Basically, what Matt was trying to get through my hardened “kossack” skull was that the addictive nature of “on-line” scoop discussion that we do here at BooMan was not something that millions of politically active people, especially those who aren’t super computer savvy, relate to or participate in. ie. There’s a TON of activism that is not really visible online to all of our detriment. It’s hidden in email lists and members-only discussion groups.
Further, since Matt and I were talking about these very issues…online organizing and how to actually find the local activism and activists and candidates we are concerned about, there is a flip side too.
We in the scoop discussion world, let’s face it, do our activism by, uh…running into a crowded room and yelling: LOOK AT ME!! LOOK AT ME!! ACTION UPDATE!! ALERT!! ALERT!!!
We surf from hot issue to hot issue. (can you say Obama) We are about conversation…very much about conversation.
You see, we have user names that don’t indicate…where we live. (and though for creativity’s sake I wouldn’t change that, could we embed something in the name display that would tell us that kind of info?) We have blog names that, as Chris Bowers pointed out, in an unfortunately titled but really essential essay…I’m not going to blogroll you, give no idea what they are about. We tend not to deliver organization and “actionable information” to our online peeps in a straightforward way, or, when we do, it’s in the form of diaries that scream rather than persuade and inform.
(Just to note here, I responded to Chris in that essay that my take would be to find a way to innovate so that the headline could read: “I am going to blogroll you.“…ie. to make blogrolls useful instead of irrelevant, to push for more, and more useful, online democracy, to get around this notion of “A-list” blogs telling puny blogs what to do…but that’s another story.)
There’s a reason that so much of our activism and discussion online in scoop based communities is ad hoc and helter skelter.
Like I said above, our websites are like the TV show CHEERS. We’re all running into the bar and trying to get our online friends excited about what we’ve got to say. That can be cool for building online community, but is no substitute for actually coming together and building some kind of structure, or at the very least, innovating ways to build that structure into the achitecture of our “bar.”

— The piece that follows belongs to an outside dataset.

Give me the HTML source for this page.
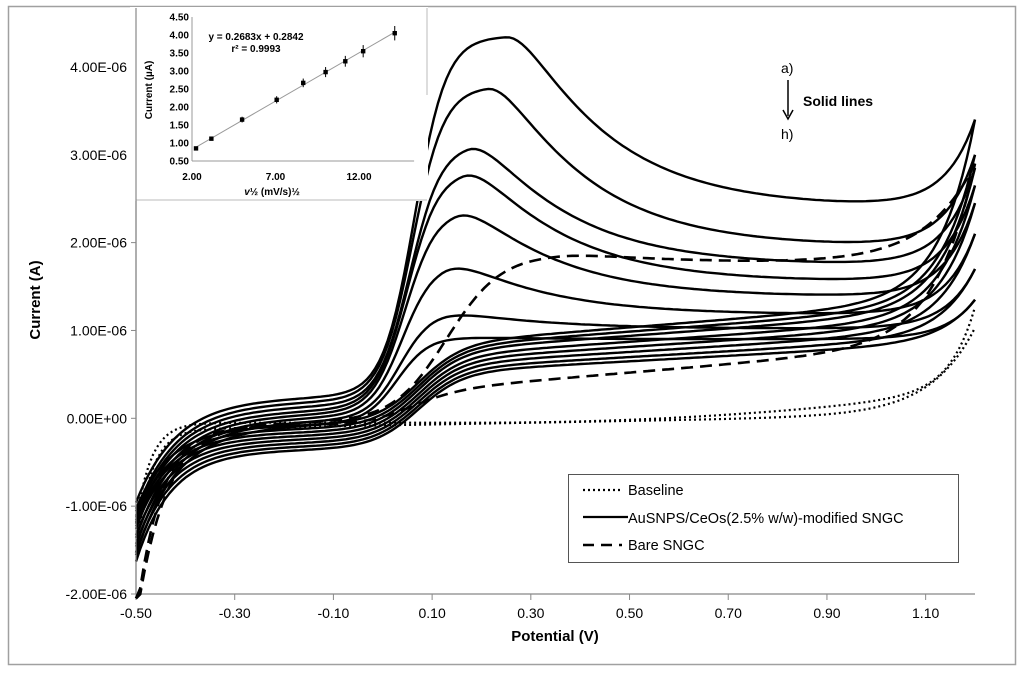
<!DOCTYPE html>
<html><head><meta charset="utf-8"><style>
html,body{margin:0;padding:0;background:#fff;}
svg{display:block;font-family:"Liberation Sans",sans-serif;}
</style></head><body>
<svg id="chart" width="1024" height="674" viewBox="0 0 1024 674" xmlns="http://www.w3.org/2000/svg">
<rect x="8.5" y="6.5" width="1007" height="658" fill="#fff" stroke="#a0a0a0" stroke-width="1.5"/>
<g id="main"></g>
<g id="inset"></g>
<g>
<rect x="568.5" y="474.5" width="390" height="88" fill="#fff" stroke="#555" stroke-width="1"/>
<line x1="583" y1="490" x2="622" y2="490" stroke="#000" stroke-width="2.2" stroke-dasharray="2,3"/>
<text x="628" y="495" font-size="14.5">Baseline</text>
<line x1="583" y1="517" x2="628" y2="517" stroke="#000" stroke-width="2.2"/>
<text x="628" y="523" font-size="14.5">AuSNPS/CeOs(2.5% w/w)-modified SNGC</text>
<line x1="583" y1="545" x2="622" y2="545" stroke="#000" stroke-width="2.5" stroke-dasharray="11,7"/>
<text x="628" y="550" font-size="14.5">Bare SNGC</text>
</g>
<g>
<text x="781" y="73" font-size="14">a)</text>
<line x1="788" y1="80" x2="788" y2="116" stroke="#000" stroke-width="1.5"/>
<path d="M783,110 L788,119 L793,110" fill="none" stroke="#000" stroke-width="1.5"/>
<text x="803" y="106" font-size="14" font-weight="bold">Solid lines</text>
<text x="781" y="139" font-size="14">h)</text>
</g>
</svg>
<script>
// ===== main chart data =====
const xTicks = [-0.5,-0.3,-0.1,0.1,0.3,0.5,0.7,0.9,1.1];
const xTickLabels = ["-0.50","-0.30","-0.10","0.10","0.30","0.50","0.70","0.90","1.10"];
const yTicks = [-2e-6,-1e-6,0,1e-6,2e-6,3e-6,4e-6];
const yTickLabels = ["-2.00E-06","-1.00E-06","0.00E+00","1.00E-06","2.00E-06","3.00E-06","4.00E-06"];
// solid curves a)..h)
const peakCurrent = [4.35,3.78,3.13,2.83,2.38,1.78,1.22,0.93];      // µA
const peakPotential = [0.25,0.21,0.17,0.16,0.145,0.12,0.10,0.08];  // V
const halfWavePotential = [0.065,0.06,0.055,0.05,0.045,0.04,0.035,0.03]; // V
const plateauCurrent = [2.4,1.95,1.74,1.55,1.38,1.18,1.02,0.9];    // µA at 0.9 V
const endCurrent = [3.4,3.0,2.85,2.65,2.45,2.1,1.7,1.35];          // µA at 1.2 V
const reverseLevel = [1.0,0.95,0.9,0.83,0.77,0.71,0.65,0.6];        // µA at 0.6 V reverse
const preWaveLevel = [0.25,0.2,0.15,0.1,0.06,0.02,-0.02,-0.06];     // µA at -0.1 V forward
const reversePreLevel = [-0.08,-0.12,-0.16,-0.2,-0.24,-0.28,-0.32,-0.36]; // µA reverse
const startCurrent = [-0.9,-1.0,-1.05,-1.1,-1.2,-1.3,-1.4,-1.5];   // µA at -0.5 V
// bare SNGC (dashed)
const barePeak = 1.87, barePeakE = 0.36, barePlateau = 1.75, bareEnd = 2.9, bareReverse = 0.52, bareStart = -2.3;
// baseline (dotted)
const baseForward = -0.05, baseEnd = 1.1, baseReverse = 0.0, baseMid = 0.15;

const X0=136,X1=975,Y0=594,Y1=23, xmin=-0.5,xmax=1.2,ymin=-2e-6,ymax=4.5e-6;
const sx=v=>X0+(v-xmin)/(xmax-xmin)*(X1-X0);
const sy=v=>Y0-(v-ymin)/(ymax-ymin)*(Y0-Y1);
const NS="http://www.w3.org/2000/svg";
const main=document.getElementById('main');
function mk(tag,attrs,parent){const e=document.createElementNS(NS,tag);for(const k in attrs)e.setAttribute(k,attrs[k]);(parent||main).appendChild(e);return e;}
const logi=(x)=>1/(1+Math.exp(-x));

function withEnd(f0,end,tau){const e0=f0(1.2);return E=>f0(E)+(end-e0)*Math.exp((E-1.2)/tau);}
// forward branch (µA)
function fwdBase(E,pre,start,pk,Ep,Ec,pl){
  const base=start+(pre-start)*(1-Math.exp(-(E+0.5)/0.08))+0.15*(E+0.1);
  const L=logi((E-Ec)/0.032);
  const d=Math.max(0,E-Ep), c=0.06;
  const g=Math.exp(-(Math.sqrt(d*d+c*c)-c)/0.18);
  const target=pl+(pk-pl)*g;
  const baseAtE=pre+0.15*(E+0.1);
  return base+L*(target-baseAtE);
}
function revBase(E,lvl,preR,start){
  const hi=lvl*(1+0.35*(E-0.6));
  const L=logi((E-0.07)/0.045);
  let v=preR+0.1*(E+0.2)+(hi-preR)*L;
  v+=(start-preR)*Math.exp(-(E+0.5)/0.07);
  return v;
}
function pathFor(fn){
  let d='';const N=200;
  for(let i=0;i<=N;i++){const E=xmin+(xmax-xmin)*i/N;d+=(i?'L':'M')+sx(E).toFixed(1)+','+sy(Math.max(fn(E),-2.05)*1e-6).toFixed(1);}
  return d;
}
// axes
mk('line',{x1:X0,y1:Y1-14,x2:X0,y2:Y0,stroke:'#888','stroke-width':1.2,});
mk('line',{x1:X0,y1:Y0,x2:X1,y2:Y0,stroke:'#888','stroke-width':1.2,});
yTicks.forEach((t,i)=>{
  const tk=mk('line',{x1:X0-5,y1:sy(t),x2:X0,y2:sy(t),stroke:'#888'});
  
  
  const tx=mk('text',{x:X0-9,y:sy(t)+5,'text-anchor':'end','font-size':14});
  
  
  tx.textContent=yTickLabels[i];
});
xTicks.forEach((t,i)=>{
  const tk=mk('line',{x1:sx(t),y1:Y0,x2:sx(t),y2:Y0+6,stroke:'#888'});
  
  
  const tx=mk('text',{x:sx(t),y:Y0+24,'text-anchor':'middle','font-size':14});
  
  
  tx.textContent=xTickLabels[i];
});
let t=mk('text',{x:555,y:641,'text-anchor':'middle','font-size':15,'font-weight':'bold'});


t.textContent='Potential (V)';
t=mk('text',{x:0,y:0,'text-anchor':'middle','font-size':15,'font-weight':'bold',transform:'translate(40,300) rotate(-90)'});


t.textContent='Current (A)';

// baseline dotted
const bf=E=>baseForward+(baseMid-baseForward)*Math.max(0,(E-0.2)/0.7)**2*0.9+ (baseEnd-baseMid)*Math.exp((E-1.2)/0.05)+(-1.2-baseForward)*Math.exp(-(E+0.5)/0.03);
const br=E=>baseReverse-0.06+0.1*(E-0.2)+(baseEnd*0.9)*Math.exp((E-1.2)/0.09)+(-1.4)*Math.exp(-(E+0.5)/0.03);
[bf,br].forEach(fn=>{const p=mk('path',{d:pathFor(fn),fill:'none',stroke:'#000','stroke-width':2.2,'stroke-dasharray':'2,3'});

});

// bare dashed
const bareF0=E=>{const start=bareStart;let base=start+(-0.05-start)*(1-Math.exp(-(E+0.5)/0.06));
 const L=logi((E-0.13)/0.055);const d=Math.max(0,E-barePeakE),c=0.06;const g=Math.exp(-(Math.sqrt(d*d+c*c)-c)/0.25);
 return base+L*(barePlateau+(barePeak-barePlateau)*g+0.05);};
const bareF=withEnd(bareF0,bareEnd,0.1);
const bareR0=E=>{const hi=bareReverse*(1+0.9*(E-0.5));const L=logi((E-0.05)/0.05);
 return -0.08+(hi+0.08)*L+(bareStart+0.1)*Math.exp(-(E+0.5)/0.05);};
const bareR=withEnd(bareR0,bareEnd,0.08);
[bareF,bareR].forEach(fn=>{const p=mk('path',{d:pathFor(fn),fill:'none',stroke:'#000','stroke-width':2.6,'stroke-dasharray':'12,7'});

});

// solid curves
peakCurrent.forEach((pk,i)=>{
  const f=withEnd(E=>fwdBase(E,preWaveLevel[i],startCurrent[i],pk,peakPotential[i],halfWavePotential[i],plateauCurrent[i]),endCurrent[i],0.06);
  const r=withEnd(E=>revBase(E,reverseLevel[i],reversePreLevel[i],startCurrent[i]-0.1),endCurrent[i],0.07);
  const p1=mk('path',{d:pathFor(f),fill:'none',stroke:'#000','stroke-width':2.4});
  
  
  const p2=mk('path',{d:pathFor(r),fill:'none',stroke:'#000','stroke-width':2.4});
  
  
});

// ===== inset data =====
const insetX = [2.24,3.16,5.0,7.07,8.66,10.0,11.18,12.25,14.14];
const insetY = [0.85,1.12,1.65,2.2,2.67,2.97,3.27,3.55,4.05];
const insetErr = [0.04,0.05,0.08,0.1,0.12,0.14,0.15,0.17,0.2];
const insetYTicks = [0.5,1.0,1.5,2.0,2.5,3.0,3.5,4.0,4.5];
const insetYLabels = ["0.50","1.00","1.50","2.00","2.50","3.00","3.50","4.00","4.50"];
const insetXTicks = [2,7,12];
const insetXLabels = ["2.00","7.00","12.00"];
const fitSlope = 0.2683, fitIntercept = 0.2842;
const inset=document.getElementById('inset');
const ix=v=>192+(v-2)/5*83.5, iy=v=>161-(v-0.5)/0.5*18;
mk('rect',{x:130,y:7,width:298,height:194,fill:'#fff',},inset);
mk('line',{x1:136,y1:200,x2:427,y2:200,stroke:'#bbb',},inset);
mk('line',{x1:427,y1:8,x2:427,y2:95,stroke:'#bbb',},inset);
mk('line',{x1:136,y1:8,x2:136,y2:594,stroke:'#888','stroke-width':1.2,},inset);
mk('line',{x1:ix(2),y1:iy(4.5),x2:ix(2),y2:iy(0.5),stroke:'#999',},inset);
mk('line',{x1:ix(2),y1:iy(0.5),x2:ix(15.3),y2:iy(0.5),stroke:'#999',},inset);
insetYTicks.forEach((v,i)=>{
  const e=mk('text',{x:ix(2)-3,y:iy(v)+3.5,'text-anchor':'end','font-size':10,'font-weight':'bold'},inset);
  
  
  e.textContent=insetYLabels[i];
});
insetXTicks.forEach((v,i)=>{
  const e=mk('text',{x:ix(v),y:180,'text-anchor':'middle','font-size':10,'font-weight':'bold'},inset);
  
  
  e.textContent=insetXLabels[i];
});
const x0f=insetX[0],x1f=insetX[insetX.length-1];
mk('line',{x1:ix(x0f),y1:iy(fitSlope*x0f+fitIntercept),x2:ix(x1f),y2:iy(fitSlope*x1f+fitIntercept),stroke:'#999','stroke-width':1,},inset);
insetX.forEach((x,i)=>{
  const y=insetY[i];
  const eb=mk('line',{x1:ix(x),y1:iy(y+insetErr[i]),x2:ix(x),y2:iy(y-insetErr[i]),stroke:'#000','stroke-width':1},inset);
  
  
  const pt=mk('rect',{x:ix(x)-2.2,y:iy(y)-2.2,width:4.4,height:4.4,fill:'#000'},inset);
  
  
});
let e=mk('text',{x:256,y:40,'text-anchor':'middle','font-size':10,'font-weight':'bold'},inset);


e.textContent='y = 0.2683x + 0.2842';
e=mk('text',{x:256,y:52,'text-anchor':'middle','font-size':10,'font-weight':'bold'},inset);


e.textContent='r² = 0.9993';
e=mk('text',{x:272,y:195,'text-anchor':'middle','font-size':10,'font-weight':'bold'},inset);


e.innerHTML='<tspan font-style="italic">v</tspan>½ (mV/s)½';
e=mk('text',{x:0,y:0,'text-anchor':'middle','font-size':10,'font-weight':'bold',transform:'translate(152,90) rotate(-90)'},inset);


e.textContent='Current (µA)';
</script>
</body></html>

One of my cafe friends “Jerry from the Bronx” is a long time left-wing activist. He’s older now, but since he came up long before the anti-war movement….(he was a student activist fighting institutional anti-Semitism and racial segregation at City College in New York if that gives you an idea of the time frame he brings to it)…always says this to me:
The 60’s anti-war and civil rights struggles had the advantage of ready access to left-wing organizers. People who, for whatever reason, had their heads screwed on straight about organizing people to do things, to make things happen.
The secret was this, we didn’t have to invent the wheel every time we did something. We were able to work together and get stuff done.
What my conversation with Matt told me is that we are in a new moment of “inventing the wheel” and we’re still figuring out how to make this work, and maybe, laying down patterns that will last for a good long while. I thought, in the spirit of that conversation, I’d share our discussion with you and see if we can’t spark a few ideas of our own here on BMT.
As you can tell, I’m interested in these issues, and will follow up on them.